■ **Task prompt**: Leave out the pictures and reproduce all of the data exactly.
□ □ □ □
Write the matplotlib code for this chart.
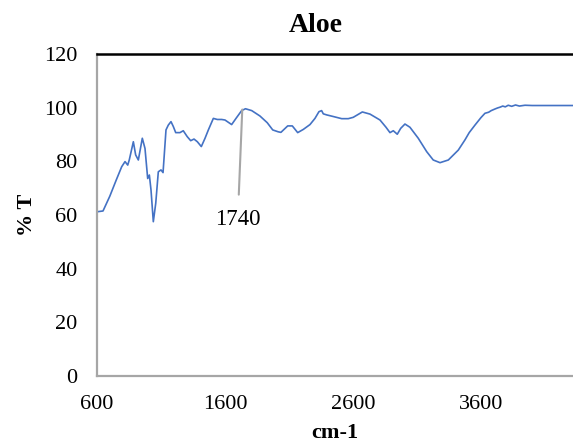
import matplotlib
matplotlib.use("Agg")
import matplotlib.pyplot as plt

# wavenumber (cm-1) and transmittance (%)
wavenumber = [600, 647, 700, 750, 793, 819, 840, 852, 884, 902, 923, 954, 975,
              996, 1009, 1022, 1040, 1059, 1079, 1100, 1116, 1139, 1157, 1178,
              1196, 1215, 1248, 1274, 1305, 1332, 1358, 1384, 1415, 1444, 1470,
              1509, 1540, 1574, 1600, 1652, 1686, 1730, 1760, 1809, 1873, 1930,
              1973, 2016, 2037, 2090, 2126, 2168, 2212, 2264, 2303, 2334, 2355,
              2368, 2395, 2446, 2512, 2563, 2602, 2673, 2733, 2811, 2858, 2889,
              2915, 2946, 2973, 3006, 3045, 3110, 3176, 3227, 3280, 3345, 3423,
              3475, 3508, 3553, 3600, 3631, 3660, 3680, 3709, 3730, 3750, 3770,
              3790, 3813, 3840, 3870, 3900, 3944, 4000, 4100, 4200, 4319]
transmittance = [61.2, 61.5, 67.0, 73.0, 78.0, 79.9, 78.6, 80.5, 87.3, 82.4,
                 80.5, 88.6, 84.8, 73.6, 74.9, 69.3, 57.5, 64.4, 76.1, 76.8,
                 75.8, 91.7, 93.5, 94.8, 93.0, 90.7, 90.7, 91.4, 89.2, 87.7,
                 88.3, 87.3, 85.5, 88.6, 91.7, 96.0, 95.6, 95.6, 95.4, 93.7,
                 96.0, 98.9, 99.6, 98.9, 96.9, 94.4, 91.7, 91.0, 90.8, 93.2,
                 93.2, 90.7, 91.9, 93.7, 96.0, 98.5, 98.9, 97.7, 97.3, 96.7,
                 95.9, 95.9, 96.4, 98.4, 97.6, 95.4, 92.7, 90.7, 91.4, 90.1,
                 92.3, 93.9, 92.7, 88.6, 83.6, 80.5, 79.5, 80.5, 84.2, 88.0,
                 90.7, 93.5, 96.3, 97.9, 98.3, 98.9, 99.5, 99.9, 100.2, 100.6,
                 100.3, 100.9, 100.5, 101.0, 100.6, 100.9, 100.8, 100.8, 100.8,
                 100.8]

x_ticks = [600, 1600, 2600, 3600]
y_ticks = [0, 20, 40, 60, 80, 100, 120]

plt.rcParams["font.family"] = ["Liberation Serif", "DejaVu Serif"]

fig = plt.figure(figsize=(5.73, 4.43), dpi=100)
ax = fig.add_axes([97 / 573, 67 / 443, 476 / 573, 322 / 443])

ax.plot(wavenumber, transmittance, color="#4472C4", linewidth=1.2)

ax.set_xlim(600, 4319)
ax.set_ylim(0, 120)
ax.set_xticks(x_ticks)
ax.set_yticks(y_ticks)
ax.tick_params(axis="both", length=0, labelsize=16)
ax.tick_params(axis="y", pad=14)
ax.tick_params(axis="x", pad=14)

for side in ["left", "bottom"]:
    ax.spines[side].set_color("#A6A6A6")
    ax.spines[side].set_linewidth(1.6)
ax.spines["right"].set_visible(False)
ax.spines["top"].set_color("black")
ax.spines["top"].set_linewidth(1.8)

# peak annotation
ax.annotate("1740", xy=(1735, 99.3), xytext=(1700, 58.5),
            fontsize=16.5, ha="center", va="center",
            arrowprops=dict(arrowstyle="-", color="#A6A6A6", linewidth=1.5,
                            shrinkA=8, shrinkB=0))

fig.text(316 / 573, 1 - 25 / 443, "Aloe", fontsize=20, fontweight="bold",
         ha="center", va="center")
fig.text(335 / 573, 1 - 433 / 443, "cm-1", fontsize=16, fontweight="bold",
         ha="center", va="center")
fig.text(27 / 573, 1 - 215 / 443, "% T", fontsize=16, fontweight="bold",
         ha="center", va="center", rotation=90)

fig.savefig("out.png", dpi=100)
□ □ □ □
■ **Output**:
Write the matplotlib code for this chart.
import matplotlib
matplotlib.use("Agg")
import matplotlib.pyplot as plt

# wavenumber (cm-1) and transmittance (%)
wavenumber = [600, 647, 700, 750, 793, 819, 840, 852, 884, 902, 923, 954, 975,
              996, 1009, 1022, 1040, 1059, 1079, 1100, 1116, 1139, 1157, 1178,
              1196, 1215, 1248, 1274, 1305, 1332, 1358, 1384, 1415, 1444, 1470,
              1509, 1540, 1574, 1600, 1652, 1686, 1730, 1760, 1809, 1873, 1930,
              1973, 2016, 2037, 2090, 2126, 2168, 2212, 2264, 2303, 2334, 2355,
              2368, 2395, 2446, 2512, 2563, 2602, 2673, 2733, 2811, 2858, 2889,
              2915, 2946, 2973, 3006, 3045, 3110, 3176, 3227, 3280, 3345, 3423,
              3475, 3508, 3553, 3600, 3631, 3660, 3680, 3709, 3730, 3750, 3770,
              3790, 3813, 3840, 3870, 3900, 3944, 4000, 4100, 4200, 4319]
transmittance = [61.2, 61.5, 67.0, 73.0, 78.0, 79.9, 78.6, 80.5, 87.3, 82.4,
                 80.5, 88.6, 84.8, 73.6, 74.9, 69.3, 57.5, 64.4, 76.1, 76.8,
                 75.8, 91.7, 93.5, 94.8, 93.0, 90.7, 90.7, 91.4, 89.2, 87.7,
                 88.3, 87.3, 85.5, 88.6, 91.7, 96.0, 95.6, 95.6, 95.4, 93.7,
                 96.0, 98.9, 99.6, 98.9, 96.9, 94.4, 91.7, 91.0, 90.8, 93.2,
                 93.2, 90.7, 91.9, 93.7, 96.0, 98.5, 98.9, 97.7, 97.3, 96.7,
                 95.9, 95.9, 96.4, 98.4, 97.6, 95.4, 92.7, 90.7, 91.4, 90.1,
                 92.3, 93.9, 92.7, 88.6, 83.6, 80.5, 79.5, 80.5, 84.2, 88.0,
                 90.7, 93.5, 96.3, 97.9, 98.3, 98.9, 99.5, 99.9, 100.2, 100.6,
                 100.3, 100.9, 100.5, 101.0, 100.6, 100.9, 100.8, 100.8, 100.8,
                 100.8]

x_ticks = [600, 1600, 2600, 3600]
y_ticks = [0, 20, 40, 60, 80, 100, 120]

plt.rcParams["font.family"] = ["Liberation Serif", "DejaVu Serif"]

fig = plt.figure(figsize=(5.73, 4.43), dpi=100)
ax = fig.add_axes([97 / 573, 67 / 443, 476 / 573, 322 / 443])

ax.plot(wavenumber, transmittance, color="#4472C4", linewidth=1.2)

ax.set_xlim(600, 4319)
ax.set_ylim(0, 120)
ax.set_xticks(x_ticks)
ax.set_yticks(y_ticks)
ax.tick_params(axis="both", length=0, labelsize=16)
ax.tick_params(axis="y", pad=14)
ax.tick_params(axis="x", pad=14)

for side in ["left", "bottom"]:
    ax.spines[side].set_color("#A6A6A6")
    ax.spines[side].set_linewidth(1.6)
ax.spines["right"].set_visible(False)
ax.spines["top"].set_color("black")
ax.spines["top"].set_linewidth(1.8)

# peak annotation
ax.annotate("1740", xy=(1735, 99.3), xytext=(1700, 58.5),
            fontsize=16.5, ha="center", va="center",
            arrowprops=dict(arrowstyle="-", color="#A6A6A6", linewidth=1.5,
                            shrinkA=8, shrinkB=0))

fig.text(316 / 573, 1 - 25 / 443, "Aloe", fontsize=20, fontweight="bold",
         ha="center", va="center")
fig.text(335 / 573, 1 - 433 / 443, "cm-1", fontsize=16, fontweight="bold",
         ha="center", va="center")
fig.text(27 / 573, 1 - 215 / 443, "% T", fontsize=16, fontweight="bold",
         ha="center", va="center", rotation=90)

fig.savefig("out.png", dpi=100)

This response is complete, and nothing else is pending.